━━━ COLLECTED MATERIAL ━━━

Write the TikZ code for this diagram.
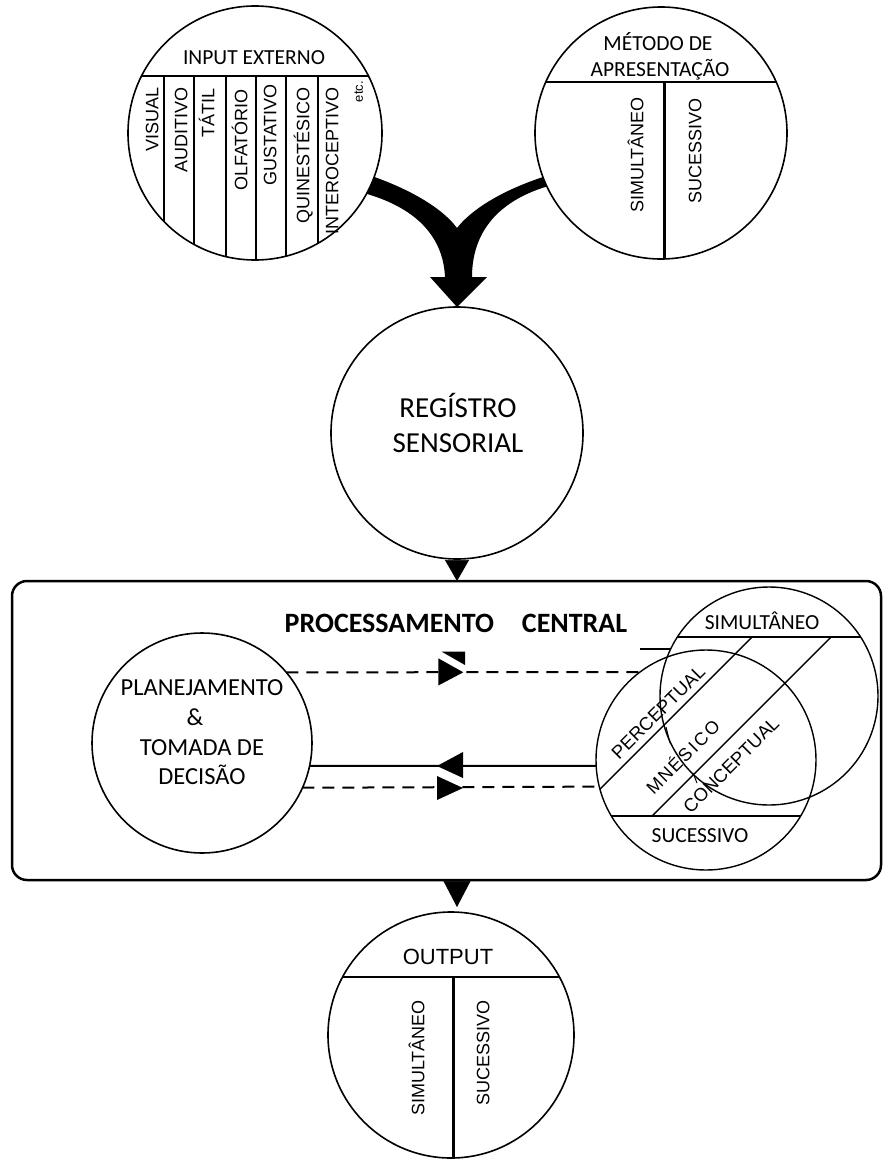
\documentclass[tikz,border=0pt]{standalone}
\usepackage{fontspec}
\setmainfont{Carlito}
\newfontfamily\arialf{Liberation Sans}
\usetikzlibrary{arrows.meta,calc}
\begin{document}
\begin{tikzpicture}[x=1pt,y=-1pt,
  ring/.style={circle,draw,line width=1.6pt,inner sep=0pt,outer sep=0pt},
  vlab/.style={font=\arialf\fontsize{18}{20}\selectfont,rotate=90,anchor=east,inner sep=0pt,text height=12.9pt,text depth=0pt},
  cal/.style={anchor=base,inner sep=0pt},
  divline/.style={line width=1.4pt},
  thickdiv/.style={line width=3pt},
  dashconn/.style={line width=2pt,dash pattern=on 12pt off 8pt},
  solidconn/.style={line width=2pt},
  headfill/.style={fill=black,draw=none},
  droptri/.style={-{Triangle[length=21pt,width=24pt]},line width=0.5pt},
  diaglab/.style={font=\arialf\fontsize{18.5}{20}\selectfont,rotate=45,inner sep=0pt,text height=13.2pt,text depth=0pt},
]
\useasboundingbox (0,0) rectangle (883,1159);

% thick converging arrow
\fill (356,171) .. controls (400,184) and (440,205) .. (457,228)
  .. controls (475,205) and (515,184) .. (560,172)
  -- (560,183) .. controls (495,198) and (472,235) .. (472,277)
  -- (487,277) -- (457,307) -- (430,277) -- (445,277)
  .. controls (443,232) and (410,204) .. (356,191) -- cycle;

% circles
\node[ring,fill=white,minimum size=254pt] (inp) at (255,133) {};
\node[ring,fill=white,minimum size=252pt] (met) at (661,133) {};
\node[ring,minimum size=252pt] (reg) at (457,433) {};
\node[draw,line width=2.5pt,rounded corners=15pt,minimum width=869pt,minimum height=299pt,inner sep=0pt,outer sep=0pt] (box) at (446.5,730.5) {};
\node[ring,minimum size=220pt] (plan) at (202,743) {};
\node[ring,minimum size=218pt,line width=1.4pt] (simc) at (769,696) {};
\node[ring,minimum size=220pt,line width=1.4pt] (lowc) at (706,760) {};
\node[ring,minimum size=246pt] (outc) at (451,1035) {};

% input circle
\begin{scope}
\clip (255,133) circle[radius=127pt];
\draw[divline] (100,76) -- (400,76);
\foreach \xx in {164,194,226,256,286,318} \draw[divline] (\xx,76) -- (\xx,300);
\end{scope}
\node[cal,font=\fontsize{21.5}{24}\selectfont] at (254,64) {INPUT EXTERNO};
\node[vlab] at (152,87) {VISUAL};
\node[vlab] at (181,87) {AUDITIVO};
\node[vlab] at (208,88) {TÁTIL};
\node[vlab] at (241,89) {OLFATÓRIO};
\node[vlab] at (270,84) {GUSTATIVO};
\node[vlab] at (303,87) {QUINESTÉSICO};
\node[vlab] at (332,87) {INTEROCEPTIVO};
\node[vlab,font=\arialf\fontsize{13}{14}\selectfont,text height=9.5pt] at (358,81) {etc.};

% method circle
\begin{scope}
\clip (661,133) circle[radius=126pt];
\draw[divline] (520,82) -- (800,82);
\draw[thickdiv] (664,82) -- (664,270);
\end{scope}
\node[cal,font=\fontsize{21.5}{24}\selectfont] at (658,50) {MÉTODO DE};
\node[cal,font=\fontsize{21.5}{24}\selectfont] at (660,76) {APRESENTAÇÃO};
\node[vlab] at (637,97) {SIMULTÂNEO};
\node[vlab] at (695,98) {SUCESSIVO};

% registro
\node[cal,font=\fontsize{29}{32}\selectfont] at (458,417.3) {REGÍSTRO};
\node[cal,font=\fontsize{29}{32}\selectfont] at (458,452.3) {SENSORIAL};
\draw[droptri] (reg.south) -- (reg.south |- box.north);

% central processing
\node[cal,font=\bfseries\fontsize{28}{32}\selectfont] at (456,632) {PROCESSAMENTO\hspace{1em}CENTRAL};
\node[cal,font=\fontsize{24.5}{28}\selectfont] at (202,695.8) {PLANEJAMENTO};
\node[cal,font=\fontsize{24.5}{28}\selectfont] at (195,725.8) {\&};
\node[cal,font=\fontsize{24.5}{28}\selectfont] at (202,755.8) {TOMADA DE};
\node[cal,font=\fontsize{24.5}{28}\selectfont] at (202,784.8) {DECISÃO};

\draw[dashconn] (plan.40) -- (lowc.127);
\draw[solidconn] (plan.-12) -- (lowc.183);
\draw[dashconn] (plan.-24) -- (lowc.194.5);
\fill[headfill] (441.7,651.7) -- (465,651.7) -- (465,665) -- cycle;
\fill[headfill] (438.3,658.3) -- (463.3,672.3) -- (438.3,685.5) -- cycle;
\fill[headfill] (437,766) -- (463,752) -- (463,778) -- cycle;
\fill[headfill] (437,776) -- (463,788) -- (437,800) -- cycle;

% right circles
\draw[divline] (640,649) -- (671,649);
\begin{scope}\clip (769,696) circle[radius=109pt]; \draw[divline] (650,637) -- (890,637); \end{scope}
\begin{scope}\clip (706,760) circle[radius=110pt]; \draw[divline] (590,816) -- (830,816); \end{scope}
\draw[divline] (752,637) -- (599.9,789.1);
\draw[divline] (831,637) -- (652,816);
\draw[line width=1pt] (666,727) -- (670,743);
\draw[line width=1pt] (693,773) -- (697,783);
\node[cal,font=\fontsize{21.5}{24}\selectfont] at (762,629) {SIMULTÂNEO};
\node[cal,font=\fontsize{21.5}{24}\selectfont] at (700,842) {SUCESSIVO};
\node[diaglab] at (658,712) {PERCEPTUAL};
\node[diaglab,font=\arialf\fontsize{18}{20}\selectfont,text height=12.9pt] at (683,757) {M\kern1.5pt N\kern1.5pt É\kern1.5pt S\kern3pt I\kern2pt C\kern2pt O};
\node[diaglab] at (731,765) {CONCEPTUAL};

% output
\coordinate (outtip) at (457,907);
\draw[-{Triangle[length=26pt,width=27pt]},line width=0.5pt] (box.south -| outtip) -- (outtip);
\begin{scope}
\clip (451,1035) circle[radius=123pt];
\draw[divline] (320,977) -- (580,977);
\draw[thickdiv] (453,977) -- (453,1170);
\end{scope}
\node[cal,font=\arialf\fontsize{22}{24}\selectfont] at (448,964.9) {OUTPUT};
\node[vlab] at (418,1000) {SIMULTÂNEO};
\node[vlab] at (483,1000) {SUCESSIVO};
\end{tikzpicture}
\end{document}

━━━

- SHORT PROBLEM
Up to and including the line containing "(356,191) -- cycle;", repeat every line from the start of the data, but none of the pictures.

- THE COMPLETED TASK
Write the TikZ code for this diagram.
\documentclass[tikz,border=0pt]{standalone}
\usepackage{fontspec}
\setmainfont{Carlito}
\newfontfamily\arialf{Liberation Sans}
\usetikzlibrary{arrows.meta,calc}
\begin{document}
\begin{tikzpicture}[x=1pt,y=-1pt,
  ring/.style={circle,draw,line width=1.6pt,inner sep=0pt,outer sep=0pt},
  vlab/.style={font=\arialf\fontsize{18}{20}\selectfont,rotate=90,anchor=east,inner sep=0pt,text height=12.9pt,text depth=0pt},
  cal/.style={anchor=base,inner sep=0pt},
  divline/.style={line width=1.4pt},
  thickdiv/.style={line width=3pt},
  dashconn/.style={line width=2pt,dash pattern=on 12pt off 8pt},
  solidconn/.style={line width=2pt},
  headfill/.style={fill=black,draw=none},
  droptri/.style={-{Triangle[length=21pt,width=24pt]},line width=0.5pt},
  diaglab/.style={font=\arialf\fontsize{18.5}{20}\selectfont,rotate=45,inner sep=0pt,text height=13.2pt,text depth=0pt},
]
\useasboundingbox (0,0) rectangle (883,1159);

% thick converging arrow
\fill (356,171) .. controls (400,184) and (440,205) .. (457,228)
  .. controls (475,205) and (515,184) .. (560,172)
  -- (560,183) .. controls (495,198) and (472,235) .. (472,277)
  -- (487,277) -- (457,307) -- (430,277) -- (445,277)
  .. controls (443,232) and (410,204) .. (356,191) -- cycle;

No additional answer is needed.